By R&D Editors | December 17, 2014

NASA’s Mars rover, Curiosity, has detected spikes of methane in the planet’s atmosphere. That suggests something is producing or venting the scientifically tantalizing gas, but no one knows what.

Most of Earth’s atmospheric methane comes from animal and plant life, and the environment itself. So the Martian methane raises the question of past or present microbial life. Or the gas elevations could come from geological sources, comet impacts or something else entirely.

The latest study, released by Science, indicates there’s less than half the expected amount of methane in the atmosphere around Curiosity’s location in Gale Crater.
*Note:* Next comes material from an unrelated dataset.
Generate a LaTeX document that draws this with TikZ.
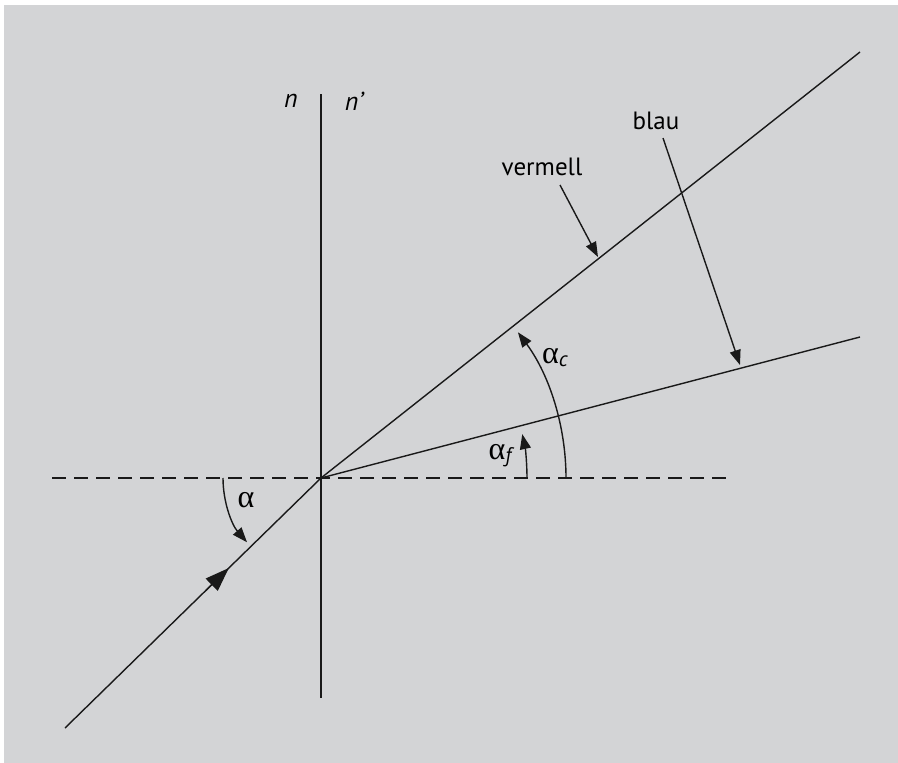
\documentclass[tikz,border=0pt]{standalone}
\usepackage{fontspec}
\setmainfont{PT Sans}
\newfontfamily\grk{Liberation Serif}
\usetikzlibrary{arrows.meta,calc}
\definecolor{bggray}{RGB}{211,212,214}
\newcommand{\al}{{\grk\fontsize{32}{34}\selectfont α}}
\newcommand{\alsub}[1]{\al\raisebox{-0.3em}{\fontsize{21}{24}\selectfont\itshape #1}}
\begin{document}
\begin{tikzpicture}[x=1pt,y=-1pt,
  ln/.style={line width=1.4pt,black!90},
  tip/.style={-{Triangle[length=15pt,width=11pt]}},
  lbl/.style={font=\fontsize{25}{30}\selectfont, inner sep=0pt},
  ilbl/.style={font=\fontsize{26}{30}\selectfont\itshape, inner sep=0pt}]
\useasboundingbox (0,0) rectangle (898,763);
\fill[white] (0,0) rectangle (898,763);
\fill[bggray] (4,5) rectangle (898,763);
% coordinates
\coordinate (C) at (321,478);
\coordinate (nt) at (321,94);
\coordinate (nb) at (321,698);
\coordinate (dl) at (52,478);
\coordinate (dr) at (730,478);
\coordinate (R) at (860,52);
\coordinate (B) at (860,337);
\coordinate (I) at (65,728);
% lines
\draw[ln] (nt) -- (nb);
\draw[ln, dash pattern=on 14pt off 8pt] (dl) -- (dr);
\draw[ln] (I) -- (C);
\draw[ln] (C) -- (R);
\draw[ln] (C) -- (B);
% incident arrow head
\draw[ln, -{Triangle[length=24pt,width=17pt]}] ($(I)!0.55!(C)$) -- ($(I)!0.64!(C)$);
% angle arcs
\draw[ln, tip] ($(C)+(180:98)$) arc[start angle=180, end angle=139, radius=98];
\draw[ln, tip] ($(C)+(0:245)$) arc[start angle=0, end angle=-36.5, radius=245];
\draw[ln, tip] ($(C)+(0:206)$) arc[start angle=0, end angle=-12.3, radius=206];
% labels
\node[ilbl] (n) at (291,101) {n};
\node[ilbl] (np) at (354,101) {n'};
\node[lbl] (verm) at (542,167) {vermell};
\node[lbl] (blau) at (656,121) {blau};
\coordinate (vt) at (598,257);
\coordinate (bt) at (740,365);
\draw[ln, tip] (560,185) -- (vt);
\draw[ln, tip] (663,138) -- (bt);
\node[inner sep=0pt] (la) at (246,500) {\al};
\node[inner sep=0pt] (lac) at (555,358) {\alsub{c}};
\node[inner sep=0pt] (laf) at (500,456) {\alsub{f}};
\end{tikzpicture}
\end{document}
But over a full Martian year, the rover measured fairly frequent occurrences of elevated methane levels—tenfold increases.

“This temporary increase in methane—sharply up and then back down—tells us there must be some relatively localized source,” the Univ. of Michigan’s Sushil Atreya, part of the Curiosity team, said in a statement. “There are many possible sources, biological or non-biological, such as interaction of water and rock.”

In addition, Curiosity detected other organic molecules when it drilled into a rock. Scientists said it’s believed to be the first confirmation of organic carbon in a Martian rock. The identity of the organic material is unknown.

The Jet Propulsion Laboratory’s Christopher Webster led the international study of methane.